Just out of curiosity Neuport....are you a war gamer?

No, not any kind of video/online gamer. Do you ask because of my user name or because I built a missle :)? If the former, I chose the name because I have a scratchbuilt RC WWI Nieuport biplane hanging over my desk and when I was trying to think of a user name I saw it and mispelled it. If the latter, I just really like the look of military missiles and the Ventris looks like one to me.
 
No sorry....not a video gamer. I mean like table top gaming. I see a lot of that pink insulation foam in the background of your pics....that is typically used for making terrain for table top war gaming
 
:D Oh. I use pink, blue, and white foams of various sizes and types for bulding model airplanes. They end of getting used in kids school projects as well and a few times we have made terrain. But, not for gaming.
 
I got in a couple of flights at Airfest. On the second flight it picked up a 1 to 1.5" zipper 3/16" wide. I'm considering a ring of 3/4 oz fiberglass inside and out at the top of the tube. Better options?

photo.jpg
 
I simply used the supplied elastic shock cord and a cardstock trifiold on mine. Last weekend it survived a SERIOUSLY late deployment, maybe 50 feet AGL, with hardly a scratch.
 
I wasn't very clear in my last post. I am looking for suggestions on how to repair the damage right now.
 
My method of madness in dealing with zippers; in order of preference:

1) simply cut off the affected section, assuming it doesn't shorten the rocket too much, interfere with shock cord mounts, or eliminate purdy orange wraps. If possible, you're back to flying with only one quick cut!

2) Cut off the affected area as stated above and replace the affected section with a new section of airframe the same length; glued in place using a coupler. Still easy, but this adds time and material.

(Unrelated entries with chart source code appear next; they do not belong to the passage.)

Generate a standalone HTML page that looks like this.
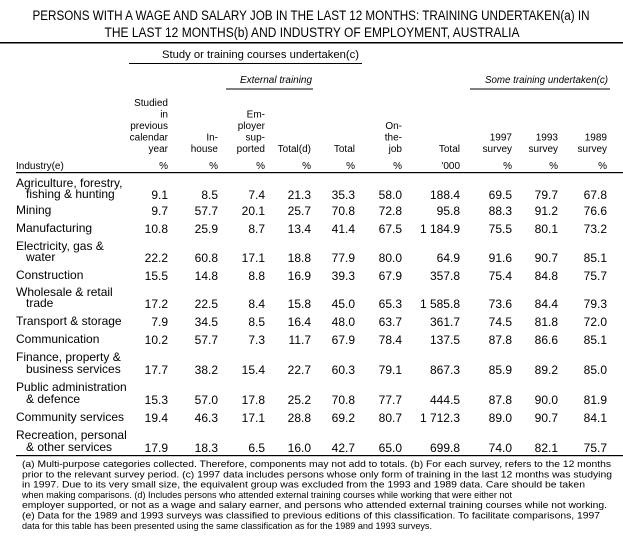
<!DOCTYPE html>
<html><head><meta charset="utf-8"><style>
html,body{margin:0;padding:0;background:#fff;}
svg{display:block;font-family:"Liberation Sans",sans-serif;fill:#000;}
.h{font-size:10px;}
.v{font-size:12px;}
.l{font-size:12px;}
.f{font-size:9.5px;}
</style></head><body>
<svg width="623" height="536" viewBox="0 0 623 536" xmlns="http://www.w3.org/2000/svg">
<text x="311" y="20" font-size="13.5" text-anchor="middle" textLength="557" lengthAdjust="spacingAndGlyphs">PERSONS WITH A WAGE AND SALARY JOB IN THE LAST 12 MONTHS: TRAINING UNDERTAKEN(a) IN</text>
<text x="312" y="37" font-size="13.5" text-anchor="middle" textLength="415" lengthAdjust="spacingAndGlyphs">THE LAST 12 MONTHS(b) AND INDUSTRY OF EMPLOYMENT, AUSTRALIA</text>
<rect x="0" y="42" width="623" height="1.5"/>
<text x="162" y="58" font-size="11" textLength="197" lengthAdjust="spacingAndGlyphs">Study or training courses undertaken(c)</text>
<rect x="129" y="63" width="233" height="1"/>
<text x="240" y="83" font-size="10" font-style="italic" textLength="72" lengthAdjust="spacingAndGlyphs">External training</text>
<rect x="226" y="88.5" width="87" height="1"/>
<text x="485" y="83" font-size="10" font-style="italic" textLength="123" lengthAdjust="spacingAndGlyphs">Some training undertaken(c)</text>
<rect x="470" y="88.5" width="140" height="1"/>
<g class="h" text-anchor="end">
<text x="168" y="106">Studied</text><text x="168" y="117.5">in</text><text x="168" y="129">previous</text><text x="168" y="140.5">calendar</text><text x="168" y="152">year</text>
<text x="218" y="140.5">In-</text><text x="218" y="152">house</text>
<text x="265" y="117.5">Em-</text><text x="265" y="129">ployer</text><text x="265" y="140.5">sup-</text><text x="265" y="152">ported</text>
<text x="311" y="152">Total(d)</text>
<text x="355" y="152">Total</text>
<text x="402" y="129">On-</text><text x="402" y="140.5">the-</text><text x="402" y="152">job</text>
<text x="460" y="152">Total</text>
<text x="512" y="140.5">1997</text><text x="512" y="152">survey</text>
<text x="558" y="140.5">1993</text><text x="558" y="152">survey</text>
<text x="607" y="140.5">1989</text><text x="607" y="152">survey</text>
<text x="168" y="169">%</text><text x="218" y="169">%</text><text x="265" y="169">%</text><text x="311" y="169">%</text><text x="355" y="169">%</text><text x="402" y="169">%</text><text x="460" y="169">'000</text><text x="512" y="169">%</text><text x="558" y="169">%</text><text x="607" y="169">%</text>
</g>
<text class="h" x="16" y="169">Industry(e)</text>
<rect x="16" y="172" width="607" height="1.2"/>

<g class="l">
<text x="16" y="187">Agriculture, forestry,</text><text x="26" y="198">fishing &amp; hunting</text>
<text x="16" y="214">Mining</text>
<text x="16" y="232">Manufacturing</text>
<text x="16" y="250">Electricity, gas &amp;</text><text x="26" y="261">water</text>
<text x="16" y="279">Construction</text>
<text x="16" y="296">Wholesale &amp; retail</text><text x="26" y="307">trade</text>
<text x="16" y="325">Transport &amp; storage</text>
<text x="16" y="343">Communication</text>
<text x="16" y="361">Finance, property &amp;</text><text x="26" y="373">business services</text>
<text x="16" y="391">Public administration</text><text x="26" y="403">&amp; defence</text>
<text x="16" y="421">Community services</text>
<text x="16" y="439">Recreation, personal</text><text x="26" y="451">&amp; other services</text>
</g>

<g class="v" text-anchor="end">
<g transform="translate(0,199)"><text x="168">9.1</text><text x="218">8.5</text><text x="265">7.4</text><text x="311">21.3</text><text x="355">35.3</text><text x="402">58.0</text><text x="460">188.4</text><text x="512">69.5</text><text x="558">79.7</text><text x="607">67.8</text></g>
<g transform="translate(0,215)"><text x="168">9.7</text><text x="218">57.7</text><text x="265">20.1</text><text x="311">25.7</text><text x="355">70.8</text><text x="402">72.8</text><text x="460">95.8</text><text x="512">88.3</text><text x="558">91.2</text><text x="607">76.6</text></g>
<g transform="translate(0,233)"><text x="168">10.8</text><text x="218">25.9</text><text x="265">8.7</text><text x="311">13.4</text><text x="355">41.4</text><text x="402">67.5</text><text x="460">1 184.9</text><text x="512">75.5</text><text x="558">80.1</text><text x="607">73.2</text></g>
<g transform="translate(0,262)"><text x="168">22.2</text><text x="218">60.8</text><text x="265">17.1</text><text x="311">18.8</text><text x="355">77.9</text><text x="402">80.0</text><text x="460">64.9</text><text x="512">91.6</text><text x="558">90.7</text><text x="607">85.1</text></g>
<g transform="translate(0,280)"><text x="168">15.5</text><text x="218">14.8</text><text x="265">8.8</text><text x="311">16.9</text><text x="355">39.3</text><text x="402">67.9</text><text x="460">357.8</text><text x="512">75.4</text><text x="558">84.8</text><text x="607">75.7</text></g>
<g transform="translate(0,308)"><text x="168">17.2</text><text x="218">22.5</text><text x="265">8.4</text><text x="311">15.8</text><text x="355">45.0</text><text x="402">65.3</text><text x="460">1 585.8</text><text x="512">73.6</text><text x="558">84.4</text><text x="607">79.3</text></g>
<g transform="translate(0,326)"><text x="168">7.9</text><text x="218">34.5</text><text x="265">8.5</text><text x="311">16.4</text><text x="355">48.0</text><text x="402">63.7</text><text x="460">361.7</text><text x="512">74.5</text><text x="558">81.8</text><text x="607">72.0</text></g>
<g transform="translate(0,344)"><text x="168">10.2</text><text x="218">57.7</text><text x="265">7.3</text><text x="311">11.7</text><text x="355">67.9</text><text x="402">78.4</text><text x="460">137.5</text><text x="512">87.8</text><text x="558">86.6</text><text x="607">85.1</text></g>
<g transform="translate(0,374)"><text x="168">17.7</text><text x="218">38.2</text><text x="265">15.4</text><text x="311">22.7</text><text x="355">60.3</text><text x="402">79.1</text><text x="460">867.3</text><text x="512">85.9</text><text x="558">89.2</text><text x="607">85.0</text></g>
<g transform="translate(0,404)"><text x="168">15.3</text><text x="218">57.0</text><text x="265">17.8</text><text x="311">25.2</text><text x="355">70.8</text><text x="402">77.7</text><text x="460">444.5</text><text x="512">87.8</text><text x="558">90.0</text><text x="607">81.9</text></g>
<g transform="translate(0,422)"><text x="168">19.4</text><text x="218">46.3</text><text x="265">17.1</text><text x="311">28.8</text><text x="355">69.2</text><text x="402">80.7</text><text x="460">1 712.3</text><text x="512">89.0</text><text x="558">90.7</text><text x="607">84.1</text></g>
<g transform="translate(0,452)"><text x="168">17.9</text><text x="218">18.3</text><text x="265">6.5</text><text x="311">16.0</text><text x="355">42.7</text><text x="402">65.0</text><text x="460">699.8</text><text x="512">74.0</text><text x="558">82.1</text><text x="607">75.7</text></g>
</g>
<rect x="16" y="455" width="607" height="1.2"/>

<g class="f">
<text x="22" y="467" textLength="589" lengthAdjust="spacingAndGlyphs">(a) Multi-purpose categories collected. Therefore, components may not add to totals. (b) For each survey, refers to the 12 months</text>
<text x="22" y="477.3" textLength="590" lengthAdjust="spacingAndGlyphs">prior to the relevant survey period. (c) 1997 data includes persons whose only form of training in the last 12 months was studying</text>
<text x="22" y="487.6" textLength="563" lengthAdjust="spacingAndGlyphs">in 1997. Due to its very small size, the equivalent group was excluded from the 1993 and 1989 data. Care should  be taken</text>
<text x="22" y="497.9" textLength="490" lengthAdjust="spacingAndGlyphs">when making comparisons. (d) Includes persons who attended external training courses while working that were either not</text>
<text x="22" y="508.2" textLength="585" lengthAdjust="spacingAndGlyphs">employer supported, or not as a wage and salary earner, and persons who attended external training courses while not working.</text>
<text x="22" y="518.5" textLength="578" lengthAdjust="spacingAndGlyphs">(e) Data for the 1989 and 1993 surveys was classified to previous editions of this classification. To facilitate comparisons, 1997</text>
<text x="22" y="528.8" textLength="410" lengthAdjust="spacingAndGlyphs">data for this table has been presented using the same classification as for the 1989 and 1993 surveys.</text>
</g>
</svg>
</body></html>
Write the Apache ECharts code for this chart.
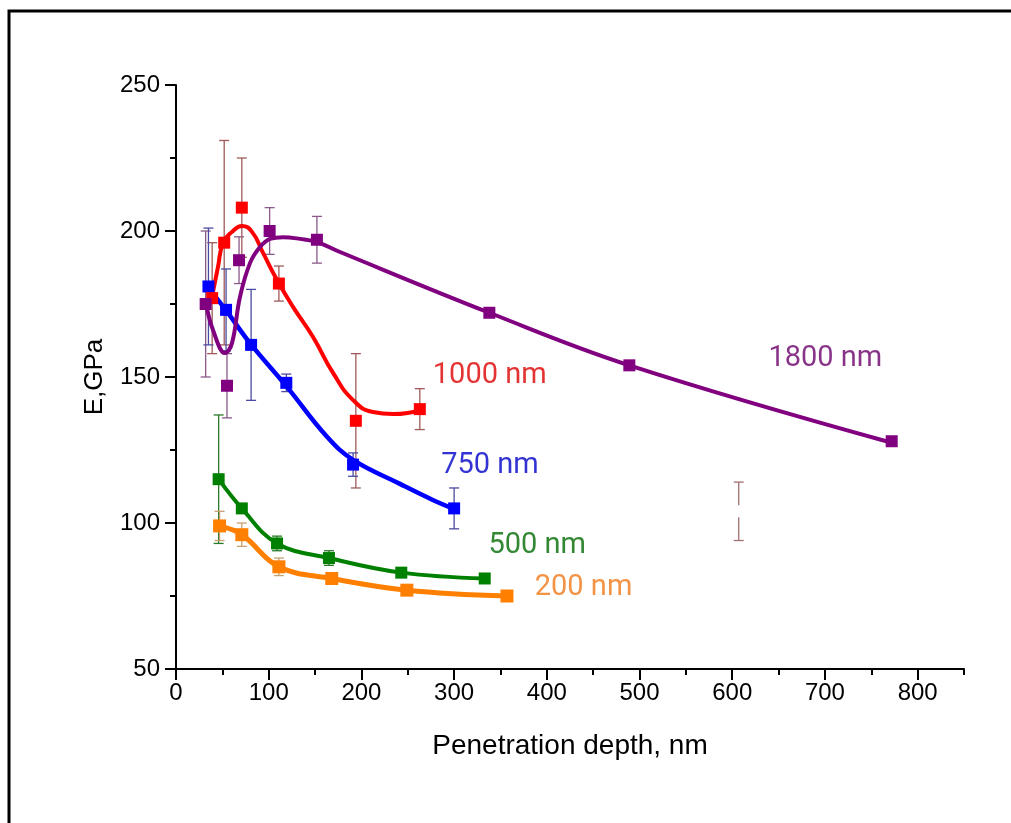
<!DOCTYPE html>
<html><head><meta charset="utf-8">
<script src="https://cdn.jsdelivr.net/npm/echarts@6/dist/echarts.min.js"></script>
<style>html,body{margin:0;padding:0;background:#fff}#c{width:1011px;height:823px}</style>
</head><body><div id="c"></div>
<script>
// ---- data ----
var orangeX = [47, 71, 111, 168, 249, 357];
var orangeY = [99, 96, 85, 81, 77, 75];
var orangeErr = [5, 4, 3, 0, 0, 0];

var greenX = [46, 71, 109, 165, 243, 333];
var greenY = [115, 105, 93, 88, 83, 81];
var greenErr = [22, 0, 2.5, 2.5, 0, 0];

var blueX = [35, 54, 81, 119, 191, 300];
var blueY = [181, 173, 161, 148, 120, 105];
var blueErr = [20, 14, 19, 3, 4, 7];

var redX = [39, 52, 71, 111, 194, 263];
var redY = [177, 196, 208, 182, 135, 139];
var redErr = [19, 35, 17, 6, 23, 7];

var purpleX = [32, 55, 68, 101, 152, 338, 489, 772];
var purpleY = [175, 147, 190, 200, 197, 172, 154, 128];
var purpleErr = [25, 11, 8, 8, 8, 0, 0, 0];

// fitted curves
var blueFitX = [34.5, 54, 79.8, 119.7, 162.9, 191, 241.6, 277, 300];
var blueFitY = [180.8, 172.8, 161.6, 146.6, 129.5, 121.6, 113.4, 107.9, 104.8];
var redFitX = [38.8, 45.3, 50.7, 60.4, 71.2, 82, 93.9, 109, 126.2, 147.8, 169.4, 191, 212.5, 234, 255.7, 263];
var redFitY = [177.4, 187.7, 195.9, 199.7, 201.7, 199.7, 192.5, 183.2, 174, 163.7, 151.4, 142.1, 138, 137.3, 138, 138.7];
var purpleFitX = [32.4, 39.9, 52.9, 60.4, 69, 79.8, 90.6, 101.4, 115.4, 133.8, 152.1, 176.9, 338, 489, 772];
var purpleFitY = [175, 166.1, 158.2, 161.6, 177.4, 189, 194.5, 197.3, 197.9, 197.3, 196.2, 192.8, 172, 154, 127.5];

// lone error bar (x, centre, half-length)
var loneX = [607];
var loneY = [104];
var loneErr = [10];

var labelText = ['1000 nm', '750 nm', '500 nm', '200 nm', '1800 nm'];
var labelX = [277, 286, 337, 387, 639];
var labelY = [150.4, 119.5, 92.2, 77.8, 156.2];
var labelColor = ['#dd0000', '#0000c8', '#006a00', '#f07818', '#6a006a'];

var xTicks = {min: 0, max: 850, labelMax: 800, interval: 100, minorInterval: 50};
var yTicks = {min: 50, max: 250, interval: 50};
// ------------------------------------

function zip(a, b, c) { return a.map(function (v, i) { return c ? [v, b[i], c[i]] : [v, b[i]]; }); }

function errSeries(xs, ys, es, color, gap) {
  return {
    type: 'custom', z: 1, silent: true,
    data: zip(xs, ys, es),
    renderItem: function (params, api) {
      var x = api.value(0), y = api.value(1), e = api.value(2);
      if (!e) return null;
      var t = api.coord([x, y + e]), b = api.coord([x, y - e]), c = 5;
      var st = {stroke: color, lineWidth: 1.3};
      var ch = [
        {type: 'line', shape: {x1: t[0] - c, y1: t[1], x2: t[0] + c, y2: t[1]}, style: st},
        {type: 'line', shape: {x1: b[0] - c, y1: b[1], x2: b[0] + c, y2: b[1]}, style: st}
      ];
      if (gap) {
        var m = api.coord([x, y]);
        ch.push({type: 'line', shape: {x1: t[0], y1: t[1], x2: t[0], y2: m[1] - 6}, style: st});
        ch.push({type: 'line', shape: {x1: b[0], y1: m[1] + 6, x2: b[0], y2: b[1]}, style: st});
      } else {
        ch.push({type: 'line', shape: {x1: t[0], y1: t[1], x2: b[0], y2: b[1]}, style: st});
      }
      return {type: 'group', children: ch};
    }
  };
}
function curve(xs, ys, color, w, sm) {
  return {type: 'line', z: 2, data: zip(xs, ys), smooth: sm, symbol: 'none',
    lineStyle: {color: color, width: w}, silent: true};
}
function marks(xs, ys, color, size) {
  return {type: 'scatter', z: 3, data: zip(xs, ys), symbol: 'rect', symbolSize: size,
    itemStyle: {color: color, opacity: 1}, silent: true};
}

var chart = echarts.init(document.getElementById('c'), null, {renderer: 'canvas'});
var blk = {color: '#000', width: 2};
var lblFont = {color: '#000', fontSize: 24, fontFamily: 'Liberation Sans'};
var gridW = 1011 - 176 - 47;
var option = {
  animation: false,
  backgroundColor: '#fff',
  grid: [
    {left: 176, right: 47, top: 85, bottom: 154, containLabel: false},
    // overlay grid spanning only 0..labelMax of the x range, for long ticks + labels
    {left: 176, right: 47 + gridW * (xTicks.max - xTicks.labelMax) / (xTicks.max - xTicks.min), top: 85, bottom: 154, containLabel: false}
  ],
  xAxis: [{
    gridIndex: 0, type: 'value', min: xTicks.min, max: xTicks.max, interval: xTicks.minorInterval,
    axisLine: {show: true, onZero: false, lineStyle: blk},
    axisTick: {show: true, length: 6, lineStyle: blk},
    axisLabel: {show: false}, splitLine: {show: false},
    name: 'Penetration depth, nm', nameLocation: 'middle', nameGap: 63,
    nameTextStyle: {color: '#000', fontSize: 28, fontFamily: 'Liberation Sans'}
  }, {
    gridIndex: 1, type: 'value', min: xTicks.min, max: xTicks.labelMax, interval: xTicks.interval,
    axisLine: {show: false, onZero: false},
    axisTick: {show: true, length: 11, lineStyle: blk},
    axisLabel: Object.assign({margin: 12}, lblFont), splitLine: {show: false}
  }],
  yAxis: [{
    gridIndex: 0, type: 'value', min: yTicks.min, max: yTicks.max, interval: yTicks.interval,
    axisLine: {show: true, onZero: false, lineStyle: blk},
    axisTick: {show: true, length: 11, lineStyle: blk},
    minorTick: {show: true, splitNumber: 2, length: 6, lineStyle: blk},
    splitLine: {show: false},
    axisLabel: Object.assign({margin: 16}, lblFont),
    name: 'E,GPa', nameLocation: 'middle', nameGap: 68, nameRotate: 90,
    nameTextStyle: {color: '#000', fontSize: 26, fontFamily: 'Liberation Sans'}
  }, {
    gridIndex: 1, type: 'value', min: yTicks.min, max: yTicks.max, show: false
  }],
  graphic: [{type: 'rect', silent: true, shape: {x: 9, y: 11, width: 1010, height: 830},
    style: {fill: 'none', stroke: '#000', lineWidth: 3}}],
  series: [
    errSeries(purpleX, purpleY, purpleErr, '#8a5a8a'),
    errSeries(redX, redY, redErr, '#a05a5a'),
    errSeries(blueX, blueY, blueErr, '#4a4aa0'),
    errSeries(greenX, greenY, greenErr, '#2a7a2a'),
    errSeries(orangeX, orangeY, orangeErr, '#c8a070'),
    errSeries(loneX, loneY, loneErr, '#a07070', true),
    curve(orangeX, orangeY, '#ff8000', 5, 0.4),
    curve(greenX, greenY, '#008000', 4, 0.4),
    curve(blueFitX, blueFitY, '#0000ff', 4.5, 0.4),
    curve(redFitX, redFitY, '#ff0000', 4, 0.5),
    curve(purpleFitX, purpleFitY, '#800080', 4, 0.4),
    marks(orangeX, orangeY, '#ff8000', 13),
    marks(greenX, greenY, '#008000', 12),
    marks(blueX, blueY, '#0000ff', 12),
    marks(redX, redY, '#ff0000', 12),
    marks(purpleX, purpleY, '#800080', 12),
    {
      type: 'scatter', z: 4, symbolSize: 0, silent: true,
      data: labelText.map(function (t, i) {
        return {value: [labelX[i], labelY[i]], name: t,
          label: {show: true, position: 'right', distance: 0, formatter: t,
            color: labelColor[i], fontSize: 29, fontFamily: 'Roboto'}};
      })
    }
  ]
};
chart.setOption(option);
</script></body></html>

3) If the zipper is not *too* bad or cutting the affected section off is not an option for whatever reason, I will either:

A. Cut out only the zipper section and replace that section with a comparable piece of airframe, gluing in place with Medium and Thin CA, reinforcing externally as appropriate. In the case of your Ventris, this would be a small section roughly .5" wide and 1.5" tall. Good and Bad news here: Bad: it is hard to find replacement Estes PSII airframe. Good: if you're only replacing a section .5" wide, you can use a tube with similar, but slightly different diameter, and it's not really noticeable.

B. As you suggest, patch on the interior and exterior with a bit of glass, preferably with a filler (cardboard/paper/similar) in between. Minimize the amount of fabric and epoxy you use on the ID, otherwise your transition will no longer fit due to the decrease in ID.

Good luck!

-Eric-
 
I think your right, just cutting it is probably the way to go. If it happens again, then I can try to use a coupler and add back what I lost.
 
If you cut it, you can always add a new stripe, it's paint after all, might consider a longer shock cord?
 
Agreed, I was planning to paint the stripe back. I'll have to check but I thought I had a very long shock cord. I originally thought the problem was due to a poor AV bay seal which lead to both the apogee and main charges going off nearly simultaneously as explained here. However, I'm not sure why that would have increased the liklihood of a zipper over what would have occured if they had staged properly. Whether or not I decide to add more shock cord I probably will add a Nerf dart cushion to the cord where it exits the BT.
 
Neuport,

Sorry to hear about the zipper. Your paint scheme is fantastic!

I'm in the process of building a Ventris now, and I have a couple of questions for you.

What did you use for the fillets? Yours look pretty good to me, but I'm a little lost as far as what to use. Elmers glue doesn't seem to produce nice fillets.

I also plan on modifying the transition to house a camera. I'd like to see more pics of your finished av bay if possible. I'm trying to figure out if I need to reinforce it after I cut part of the top off.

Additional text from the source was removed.